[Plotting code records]
◆ ◆ ◆ ◆

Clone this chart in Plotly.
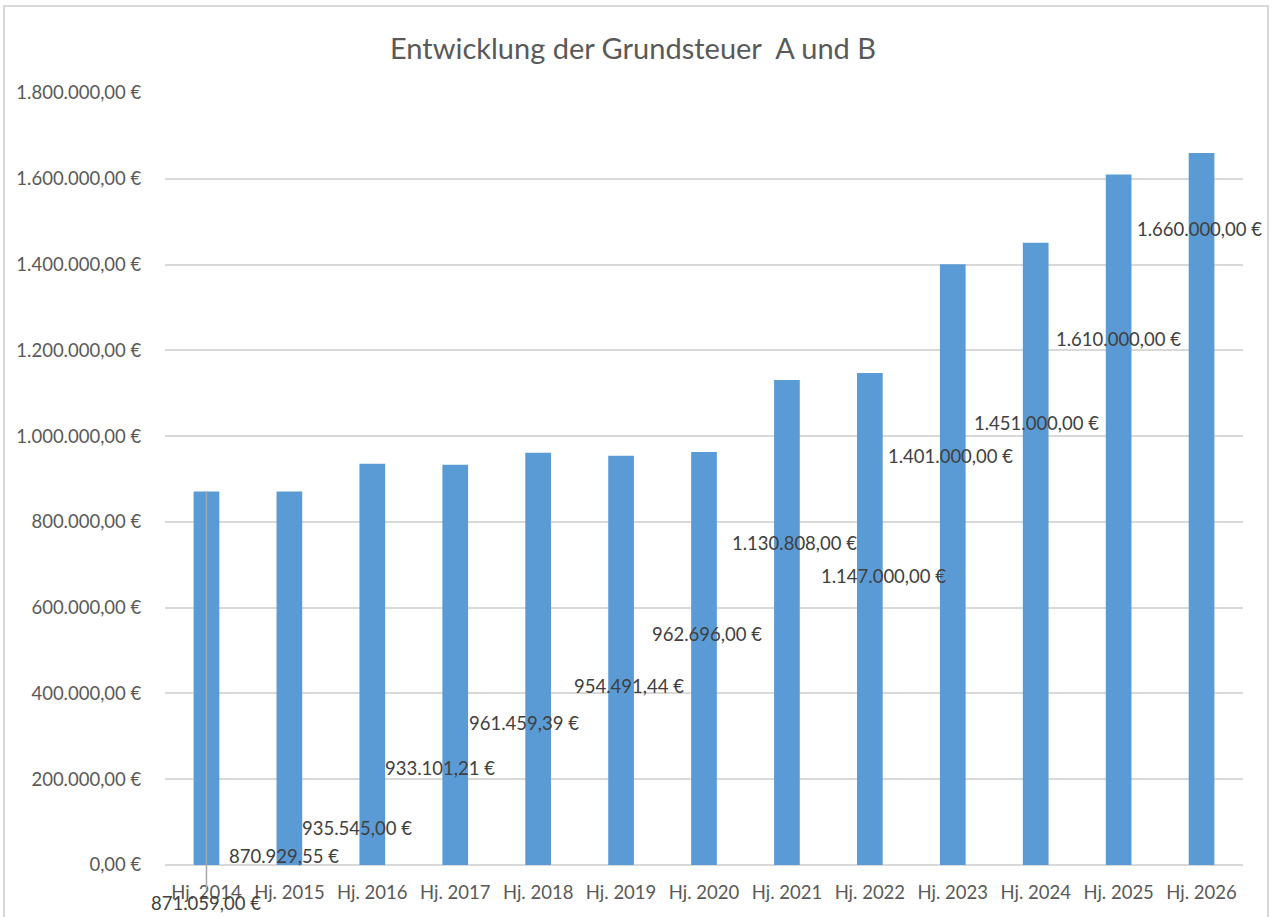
import plotly.graph_objects as go

# ---- data ----
categories = ["Hj. 2014", "Hj. 2015", "Hj. 2016", "Hj. 2017", "Hj. 2018", "Hj. 2019",
              "Hj. 2020", "Hj. 2021", "Hj. 2022", "Hj. 2023", "Hj. 2024", "Hj. 2025", "Hj. 2026"]
values = [871059.00, 870929.55, 935545.00, 933101.21, 961459.39, 954491.44,
          962696.00, 1130808.00, 1147000.00, 1401000.00, 1451000.00, 1610000.00, 1660000.00]
value_labels = ["871.059,00 €", "870.929,55 €", "935.545,00 €", "933.101,21 €", "961.459,39 €",
                "954.491,44 €", "962.696,00 €", "1.130.808,00 €", "1.147.000,00 €",
                "1.401.000,00 €", "1.451.000,00 €", "1.610.000,00 €", "1.660.000,00 €"]
y_tickvals = [0, 200000, 400000, 600000, 800000, 1000000, 1200000, 1400000, 1600000, 1800000]
y_ticktext = ["0,00 €", "200.000,00 €", "400.000,00 €", "600.000,00 €", "800.000,00 €",
              "1.000.000,00 €", "1.200.000,00 €", "1.400.000,00 €", "1.600.000,00 €",
              "1.800.000,00 €"]
title_text = "Entwicklung der Grundsteuer\u00a0 A und B"

# ---- label placement (style: where the data labels were dragged to) ----
label_dx = [0.0, -0.065, -0.185, -0.184, -0.17, 0.096, 0.036, 0.086, 0.159, -0.033, 0.004, -0.007, -0.03]
label_y = [-88600, 21000, 86000, 226000, 331000, 417000, 539000, 751000, 674000,
           954000, 1031000, 1226000, 1483000]

FONT = "Lato, 'Open Sans', sans-serif"
TXT = "#595959"
GRID = "#D9D9D9"
FS = 18.5

fig = go.Figure()
fig.add_trace(go.Bar(
    x=list(range(len(categories))), y=values,
    marker=dict(color="#5B9BD5", line=dict(width=0)),
    width=0.31, hoverinfo="skip", showlegend=False,
))

for i, (lab, dx, ly) in enumerate(zip(value_labels, label_dx, label_y)):
    if i == 0:
        fig.add_annotation(
            x=i, y=values[i], ax=i + dx, ay=ly, xref="x", yref="y", axref="x", ayref="y",
            text=lab, showarrow=True, arrowhead=0, arrowwidth=1.5, arrowcolor="#A6A6A6",
            font=dict(family=FONT, size=FS, color="#404040"),
        )
    else:
        fig.add_annotation(
            x=i + dx, y=ly, xref="x", yref="y", text=lab, showarrow=False,
            font=dict(family=FONT, size=FS, color="#404040"),
        )

fig.update_layout(
    width=1277, height=917,
    margin=dict(l=165, r=34, t=93, b=52),
    paper_bgcolor="white", plot_bgcolor="white",
    font=dict(family=FONT, color=TXT),
    title=dict(text=title_text, x=633 / 1277, xanchor="center", y=1 - 49 / 917, yanchor="middle",
               yref="container", font=dict(family=FONT, size=29, color=TXT)),
    xaxis=dict(
        tickmode="array", tickvals=list(range(len(categories))), ticktext=categories,
        range=[-0.5, 12.5], showgrid=False, zeroline=False, showline=False,
        ticks="outside", ticklen=11, tickcolor="rgba(0,0,0,0)",
        tickfont=dict(family=FONT, size=FS, color=TXT),
    ),
    yaxis=dict(
        range=[0, 1800000], tickmode="array", tickvals=y_tickvals, ticktext=y_ticktext,
        showgrid=True, gridcolor=GRID, gridwidth=1.5, zeroline=True, zerolinecolor=GRID,
        zerolinewidth=1.5, showline=False, ticks="outside", ticklen=19,
        tickcolor="rgba(0,0,0,0)", tickfont=dict(family=FONT, size=FS, color=TXT),
    ),
    shapes=[dict(type="rect", xref="paper", yref="paper",
                 x0=(4 - 165) / 1078, x1=(1268 - 165) / 1078, y0=-0.2, y1=1 + (93 - 6) / 772,
                 line=dict(color=GRID, width=2), fillcolor="rgba(0,0,0,0)", layer="above")],
)

fig.write_html("out.html", config={"displayModeBar": False},
               post_script="document.body.style.margin='0';")
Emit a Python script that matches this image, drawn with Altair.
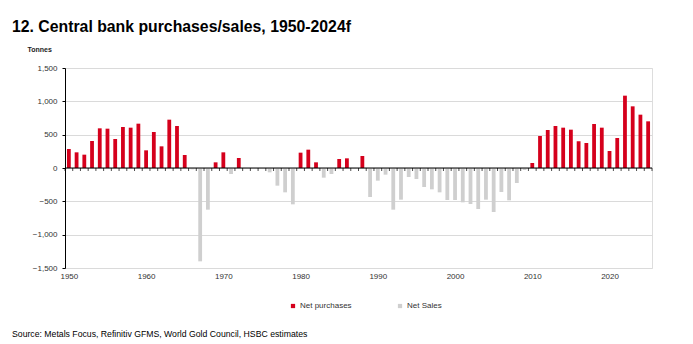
import altair as alt
import pandas as pd

years = list(range(1950, 2026))
tonnes = [
    285, 235, 200, 405, 595, 590, 435, 615, 605, 665,      # 1950s
    265, 540, 325, 725, 630, 195, -20, -1400, -625, 85,    # 1960s
    235, -90, 150, 0, 0, 0, -65, -265, -365, -545,         # 1970s
    230, 275, 85, -145, -90, 135, 145, -10, 180, -435,     # 1980s
    -190, -100, -625, -475, -135, -165, -285, -320, -365, -480,  # 1990s
    -480, -515, -540, -615, -475, -660, -360, -485, -225, -30,   # 2000s
    75, 480, 570, 630, 605, 575, 400, 375, 660, 605,       # 2010s
    255, 450, 1085, 925, 800, 700,                         # 2020s
]
series_names = ["Net purchases", "Net Sales"]
series_colors = ["#D5001C", "#CFCFCF"]
x_labels = [1950, 1960, 1970, 1980, 1990, 2000, 2010, 2020]
y_ticks = [-1500, -1000, -500, 0, 500, 1000, 1500]

title_text = "12. Central bank purchases/sales, 1950-2024f"
unit_text = "Tonnes"
source_text = "Source: Metals Focus, Refinitiv GFMS, World Gold Council, HSBC estimates"

df = pd.DataFrame({"year": years, "tonnes": tonnes})
df["series"] = [series_names[0] if v >= 0 else series_names[1] for v in tonnes]
ticks_df = pd.DataFrame({"edge": [y - 0.5 for y in years] + [years[-1] + 0.5],
                         "zero": 0})
zero_df = pd.DataFrame({"zero": [0]})

FONT = "Liberation Sans"

xscale = alt.Scale(domain=[years[0] - 0.5, years[-1] + 0.5], nice=False, zero=False, padding=0)
yscale = alt.Scale(domain=[-1500, 1500], nice=False, padding=0)

xaxis = alt.Axis(values=x_labels, format="d", title=None, domain=False,
                 ticks=False, grid=False, labelFontSize=8, labelColor="#333333",
                 labelFont=FONT, labelPadding=4, labelOverlap=False)
yaxis = alt.Axis(values=y_ticks, format=",.0f", title=unit_text,
                 titleAngle=0, titleAlign="left", titleBaseline="alphabetic",
                 titleX=-38, titleY=-17, titleFontSize=7, titleFont=FONT,
                 titleFontWeight="bold", titleColor="#222222",
                 domainColor="#000000", domainWidth=1, tickColor="#000000",
                 tickSize=3, gridColor="#DADADA", labelFontSize=8,
                 labelColor="#333333", labelFont=FONT, labelPadding=5,
                 labelOverlap=False)

bars = alt.Chart(df).mark_bar(width=3.8).encode(
    x=alt.X("year:Q", scale=xscale, axis=xaxis),
    y=alt.Y("tonnes:Q", scale=yscale, axis=yaxis),
    color=alt.Color("series:N",
                    scale=alt.Scale(domain=series_names, range=series_colors),
                    legend=alt.Legend(title=None, orient="none", legendX=224, legendY=234,
                                      direction="horizontal", symbolType="square",
                                      symbolSize=18, symbolStrokeWidth=0,
                                      labelFontSize=8, labelFont=FONT, labelColor="#333333",
                                      columnPadding=44, labelOffset=3, padding=0)),
)

zero = alt.Chart(zero_df).mark_rule(color="#000000", strokeWidth=1).encode(
    y=alt.Y("zero:Q", scale=yscale, axis=yaxis))

edge_ticks = alt.Chart(ticks_df).mark_tick(orient="vertical", size=3, thickness=1,
                                           color="#000000", yOffset=1.5).encode(
    x=alt.X("edge:Q", scale=xscale, axis=xaxis),
    y=alt.Y("zero:Q", scale=yscale, axis=yaxis),
)

title = alt.Chart(pd.DataFrame({"t": [title_text]})).mark_text(
    align="left", baseline="alphabetic", fontSize=15.8, fontWeight="bold", font=FONT,
    color="#000000").encode(text="t:N", x=alt.value(-53), y=alt.value(-36))

source = alt.Chart(pd.DataFrame({"t": [source_text]})).mark_text(
    align="left", baseline="alphabetic", fontSize=8.7, font=FONT,
    color="#000000").encode(text="t:N", x=alt.value(-53), y=alt.value(269))

chart = alt.layer(bars, zero, edge_ticks, title, source).properties(
    width=587, height=200,
    autosize=alt.AutoSizeParams(type="none"),
    padding={"left": 65, "top": 68, "right": 41, "bottom": 76},
).configure_view(stroke=None).configure(background="white")

chart.save("out.html", embed_options={"renderer": "svg", "actions": False})
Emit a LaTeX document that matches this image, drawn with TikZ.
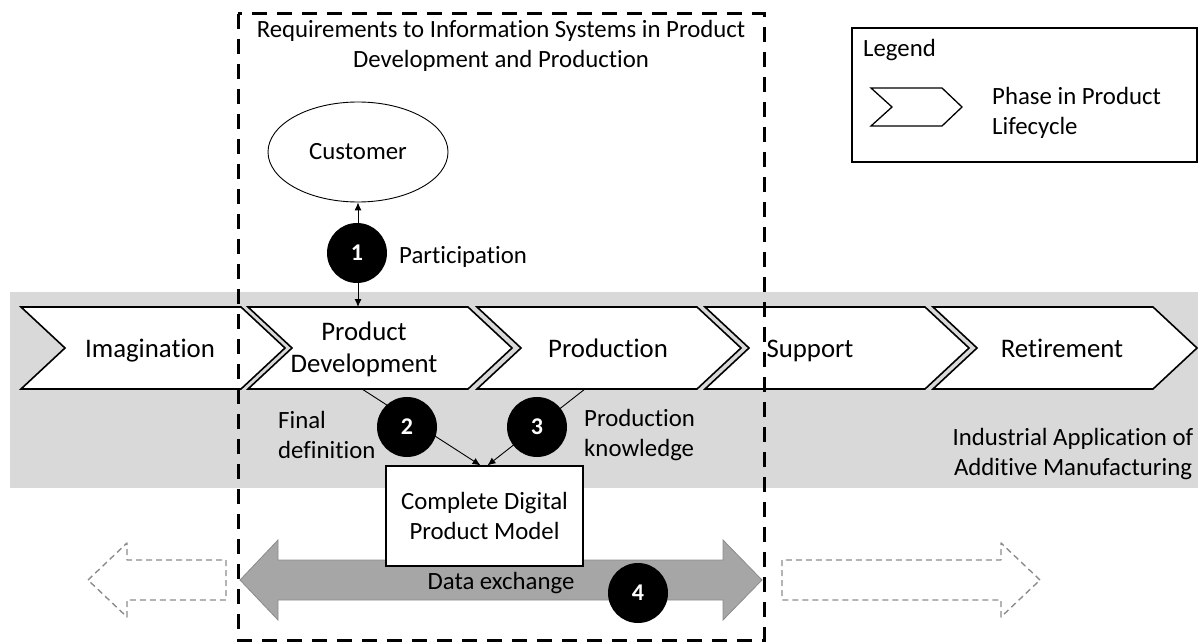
\documentclass[tikz,border=0pt]{standalone}
\usepackage{fontspec}
\setmainfont{Carlito}[Ligatures=NoCommon]
\usetikzlibrary{arrows.meta,shapes.geometric}
\definecolor{bandgray}{HTML}{D9D9D9}
\definecolor{arrowfill}{HTML}{A6A6A6}
\definecolor{arrowedge}{HTML}{8C8C8C}
\definecolor{ghostgray}{HTML}{8C8C8C}
\newcommand\lbltxt{\fontsize{24.8}{30}\selectfont}
\newcommand\phasefont{\fontsize{26.8}{32}\selectfont}
\begin{document}
\begin{tikzpicture}[x=1pt,y=-1pt,
  phase/.style={draw=black,fill=white,line width=1.6pt,line join=miter},
  phaselabel/.style={font=\phasefont,align=center,inner sep=0pt},
  oneline/.style={text height=0.7em,text depth=0.2em},
  lbl/.style={font=\lbltxt,align=left,inner sep=0pt},
  numdot/.style={circle,fill=black,minimum size=60pt,inner sep=0pt,text=white,
    font=\fontsize{24}{28}\selectfont\bfseries},
  link/.style={line width=0.9pt},
  ghost/.style={draw=ghostgray,line width=1.4pt,dash pattern=on 6pt off 4pt,line join=round},
  smalltip/.style={-{Latex[length=8pt,width=7pt]}}
]
\useasboundingbox (0,0) rectangle (1198,644);

% lifecycle band
\fill[bandgray] (10,292) rectangle (1198,488);

% neighbouring data exchange (outlined, dashed)
\draw[ghost] (88,580) -- (127,543) -- (127,560) -- (226,560) -- (226,600)
  -- (127,600) -- (127,617) -- cycle;
\draw[ghost] (1040,580) -- (1001,543) -- (1001,560) -- (782,560) -- (782,600)
  -- (1001,600) -- (1001,617) -- cycle;

% data exchange double arrow
\draw[fill=arrowfill,draw=arrowedge,line width=0.8pt]
  (240,580) -- (278,540) -- (278,560) -- (723,560) -- (723,540) -- (762,580)
  -- (723,620) -- (723,600) -- (278,600) -- (278,620) -- cycle;
\node[font=\lbltxt,oneline,inner sep=0pt] (dx) at (501,587) {Data exchange};

% lifecycle phases
\foreach \L in {21,248,477,705,933}
  \draw[phase] (\L,307) -- ++(220,0) -- ++(44,41) -- ++(-44,41) -- ++(-220,0)
    -- ++(44,-41) -- cycle;
\node[phaselabel,oneline] (imag) at (150,355) {Imagination};
\node[phaselabel] (pd) at (364,349) {Product\\Development};
\node[phaselabel,oneline] (prod) at (608,355) {Production};
\node[phaselabel,oneline] (supp) at (810,355) {Support};
\node[phaselabel,oneline] (retire) at (1062,355) {Retirement};
\coordinate (pdhead) at (357,307);
\coordinate (pdfoot) at (362,389);
\coordinate (prodfoot) at (585,389);

% customer
\node[ellipse,draw,line width=0.9pt,minimum width=180pt,minimum height=100pt,
  inner sep=0pt,font=\lbltxt] (cust) at (358,152) {Customer};

% complete digital product model
\node[draw,fill=white,line width=1.2pt,minimum width=197pt,minimum height=100pt,
  align=center,font=\lbltxt,inner sep=0pt] (cdpm) at (484.5,516)
  {Complete Digital\\Product Model};

% connectors
\draw[link,{Latex[length=8pt,width=7pt]}-{Latex[length=8pt,width=7pt]}]
  (cust.south) -- (cust.south |- pdhead);
\draw[link,smalltip] (pdfoot) -- ([xshift=-4pt]cdpm.north);
\draw[link,smalltip] (prodfoot) -- ([xshift=3pt]cdpm.north);

% numbered markers
\node[numdot] (n1) at (357,253) {1};
\node[numdot] (n2) at (407,427) {2};
\node[numdot] (n3) at (537,427) {3};
\node[numdot] (n4) at (638,593) {4};

% labels
\node[lbl,anchor=west,oneline] (part) at (399,261) {Participation};
\node[lbl,anchor=west] (findef) at (278,435) {Final\\definition};
\node[lbl,anchor=west] (prodk) at (584,435) {Production\\knowledge};
\node[lbl,align=center] (amtext) at (1073,454)
  {Industrial Application of\\Additive Manufacturing};

% scope of the requirements
\draw[line width=3pt,dash pattern=on 15pt off 10pt] (238,14) rectangle (764,640);
\node[font=\lbltxt,align=center,inner sep=0pt] (title) at (501,46)
  {Requirements to Information Systems in Product\\Development and Production};

% legend
\draw[line width=1.2pt] (852,28) rectangle (1197,162);
\node[lbl,anchor=west] (legendhead) at (863,50) {Legend};
\draw[line width=1.3pt,line join=miter] (871,88) -- (942,88) -- (962,107)
  -- (942,126) -- (871,126) -- (892,107) -- cycle;
\node[lbl,anchor=west] (legendtext) at (992,113) {Phase in Product\\Lifecycle};
\end{tikzpicture}
\end{document}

◆ ◆ ◆ ◆

• [SHORT PROBLEM]
Restate exactly, please, only the lines between the start of the data and the line containing "import plotly.graph_objects as go", both ends included, skipping the pictures.

• [WORKED SOLUTION]
Clone this chart in Plotly.
import plotly.graph_objects as go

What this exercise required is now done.